Surprise! E! Online reports:
We went from thinking Scarlett Johansson was preggers with Sean Penn’s baby just two short months ago to this week’s news that couple are already kaput.
Despite their 24-year age difference, we thought these kids could have had a shot at making it last, well at least for another few months or so, what with their shared love of Cuban food, humanitarian work, jogging and snogging in public places.
So after ScarJo had just moved into Sean’s Malibu pad, what went down to make the couple go their separate ways?
Nobody in Camps Penn or Johansson is saying, but we have a few goodies:
The first being that despite Penn’s gruff outward appearance, the guy is actually a family man/mama’s boy at heart (Mother Penn does live less than a mile away) and that some members of the fam urged him to purge the young starlet, who is just a few years older than his children.
We doubt the private Penn clan enjoyed the media frenzy and stalkerazzi that came out of the woodwork when ScarPenn united forces.

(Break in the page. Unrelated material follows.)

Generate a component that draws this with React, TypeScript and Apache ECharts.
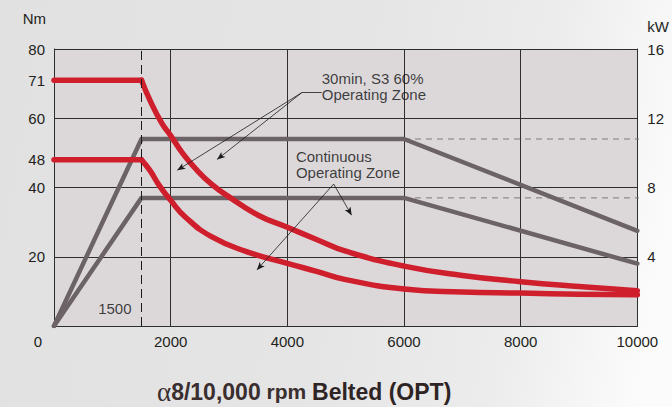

And besides, we secretly think (and hope) that Sean still loves ex-Robin Wright, who recently called it quits with her boyfriend, so perhaps she influenced her former hubby to give the new blonde the boot?
I’m too tired to give a shit, but I have a two theories of my own: Sean Penn heard her sing, or she was pregnant and they realized what their kid was probably going to look like and aborted mission, in which case they each deserve a medal.